L’un des rares points positifs de ces prix record est qu’ils rendent les investissements dans les énergies renouvelables très attractifs. “Les prix actuels sont faramineux. Les spéculateurs doivent se retirer du marché afin que les prix se stabilisent mais restent à un niveau suffisamment élevé pour que les investissements dans les énergies renouvelables restent rentables”, déclare Dirk Van Evercooren. “Il ne serait pas juste que les prix du gaz retombent aux niveaux de 2019. À de tels niveaux, la concurrence entre les énergies fossiles et les énergies renouvelables est faussée et le secteur des énergies renouvelables a besoin d’être soutenu afin de bénéficier d’une stabilité suffisante pour les investissements à long terme.”

“Il y a toutes les raisons de penser que les prix de l’électricité vont fortement baisser dans les années à venir si toutes ces fermes d’énergies renouvelables commencent à produire en masse.

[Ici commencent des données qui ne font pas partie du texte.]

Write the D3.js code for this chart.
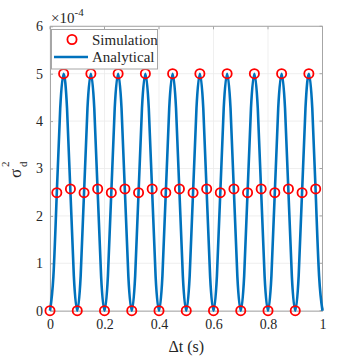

Puis vous obtiendrez même un prix si bas que l’investissement dans ces projets ne semblera plus aussi intéressant et que la sécurité d’investissement disparaitra”, explique Ron Wit d’Eneco.

Avec l’équilibre actuel entre les énergies fossiles et les renouvelables, les marchés de l’électricité sont à un point de basculement. “Nous sommes dans une période où les énergies renouvelables se développent en abondance, mais ne sont pas encore assez importantes pour couvrir la demande à tout moment”, déclare Dirk Van Evercooren. “Le solaire et l’éolien restent une source variable, donc vous aurez toujours besoin d’une petite proportion de sources non variables comme les centrales au gaz pour le moment, sachant qu’elles fonctionneront très peu dans quelques années. C’est pourquoi les centrales au gaz devraient également être subventionnées, car si on laisse faire le marché, tout le monde investira dans les énergies renouvelables.”